Kevin Parker’s 2012 album Lonerism slithered through the sludge of reverberation, leaning on heavy riffs to pull it through. Three years later, on Currents, he had broken through the surface, now ready to shed his skin and start soaring through the glittering skies of unabashed indie pop.

“The anxieties and self-doubt on Lonerism—both thematically and musically—was something inside of me that I just had to get out, and with that album I felt like I’d fully flushed that side out of me,” Parker explained. He continued, noting how the follow-up brought a shift, “With Currents, I had this burst of confidence. I decided that I wanted to make weird pop music, and I wasn’t afraid to make pop music and stand behind it. I just wanted to make silky disco-pop, and anyone who says that they don’t like that kind of music is missing out.”

Not many did miss out, as Currents played from every corner of the social spectrum, soundtracking a generation in limbo. Waving goodbye to the ignorant bliss of post-millennium sleaze and cautiously minding an unclear future, one that promised a divided society through the lens of Presidential elections and Brexit.
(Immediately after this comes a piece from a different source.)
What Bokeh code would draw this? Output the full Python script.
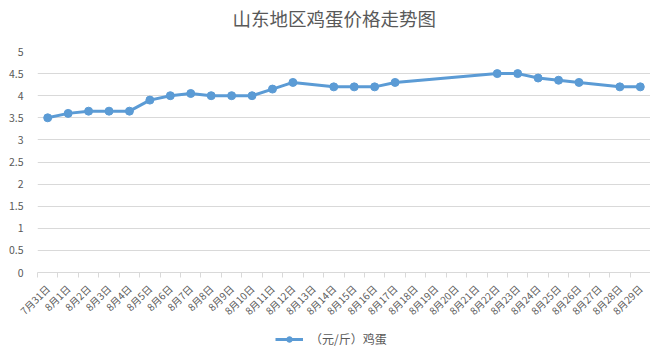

And so, before that, it felt like Currents would be the swan song of post-modern euphoria. 

'The Less I Know The Better'- the song that epitomised the 2010s - Kevin Parker - Tame Impala
Credit: Far Out / Abby Gillardi / Album Cover

But Kevin Parker wasn’t the only artist shedding his artistic skin on the back nine of the 2010s. Kendrick Lamar took the idea of artistic metamorphosis and ran with it, creating one of the most ambitious albums of all time. To Pimp a Butterfly was narratively concise and outrageously innovative from a musical perspective, revealing new sounds on every listen like a sonic matryoshka doll. It not only pushed the realms of what hip-hop was capable of but also took the wider idea of a concept album to new heights.

Every individual song addressed its own issue while carefully building upon the broader narrative of a caterpillar’s transition into a butterfly and the societal trappings that exist within that development. It was a truly transcendental album that set a new bar for how myriad ideas could be filtered into one coherent concept, not only standing out as the year’s best album but also staking a claim as one of the greatest albums of all time.

Meanwhile, the humble origins of indie were refusing to be abandoned. But it wasn’t being dragged along in Chelsea boots and skinny jeans, pitifully clinging to the tropes of indie sleaze. Instead, Courtney Barnett and Kurt Vile were reacquainting the guitar with its simple versatility. Reverbs and pedals weren’t required, but simple power chords were elevated, instead replaced by twisting chord sequences and delicate finger picking to create two respective albums that put storytelling integrity first.

While Kurt Vile’s B’lieve I’m Goin Down… was a chance to take a breath to the sound of Americana-come-psychedelic rock, Courtney Barnett’s Sometimes I Sit and Think, and Sometimes I Just Sit was an indie rock slap in the face. Combining vulnerability with wicked humour, it reminded music fans how traditional guitar tropes could be innovatively repackaged. There was little in the way of production thrills, but her spiralling storytelling style showed how rock and roll could still narrate the anxious consciousness of millennial thinking.

Currents was a colourful antidote to whatever oncoming dreariness awaited us and an album that crystallised the idea of genre-bending. But not with disrespectful and lazy pastiche, but with care and attention to every sonic door Parker’s influences allowed him to open. But it wasn’t the best album of 2015, not for want of trying or for reasons why Currents could have been improved. It’s because a quiet songwriter from his home nation and an intellectual powerhouse from Compton took it upon themselves to speak directly to the heart of social consciousness. Currents may be timeless, but Sometimes I Sit and Think, and Sometimes I Just Sit and To Pimp a Butterfly were undisputedly the albums of that time.